[begin Data lines]

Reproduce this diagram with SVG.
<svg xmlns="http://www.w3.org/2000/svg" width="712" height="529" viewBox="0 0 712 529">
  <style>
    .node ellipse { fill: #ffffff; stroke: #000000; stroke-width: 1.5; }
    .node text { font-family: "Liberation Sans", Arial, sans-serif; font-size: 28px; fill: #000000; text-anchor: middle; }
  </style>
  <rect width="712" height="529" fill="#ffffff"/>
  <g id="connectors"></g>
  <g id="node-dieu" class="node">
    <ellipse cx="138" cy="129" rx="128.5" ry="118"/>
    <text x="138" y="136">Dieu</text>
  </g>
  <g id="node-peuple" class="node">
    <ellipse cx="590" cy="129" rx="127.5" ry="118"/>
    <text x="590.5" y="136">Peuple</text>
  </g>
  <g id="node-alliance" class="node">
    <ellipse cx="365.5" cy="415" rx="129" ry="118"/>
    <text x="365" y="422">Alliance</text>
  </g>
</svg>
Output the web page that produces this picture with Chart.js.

[end Data lines]

◆ Stated problem
Give the listing above again, word for word.

◆ Answer to the problem
Reproduce this diagram with SVG.
<svg xmlns="http://www.w3.org/2000/svg" width="712" height="529" viewBox="0 0 712 529">
  <style>
    .node ellipse { fill: #ffffff; stroke: #000000; stroke-width: 1.5; }
    .node text { font-family: "Liberation Sans", Arial, sans-serif; font-size: 28px; fill: #000000; text-anchor: middle; }
  </style>
  <rect width="712" height="529" fill="#ffffff"/>
  <g id="connectors"></g>
  <g id="node-dieu" class="node">
    <ellipse cx="138" cy="129" rx="128.5" ry="118"/>
    <text x="138" y="136">Dieu</text>
  </g>
  <g id="node-peuple" class="node">
    <ellipse cx="590" cy="129" rx="127.5" ry="118"/>
    <text x="590.5" y="136">Peuple</text>
  </g>
  <g id="node-alliance" class="node">
    <ellipse cx="365.5" cy="415" rx="129" ry="118"/>
    <text x="365" y="422">Alliance</text>
  </g>
</svg>
Output the web page that produces this picture with Chart.js.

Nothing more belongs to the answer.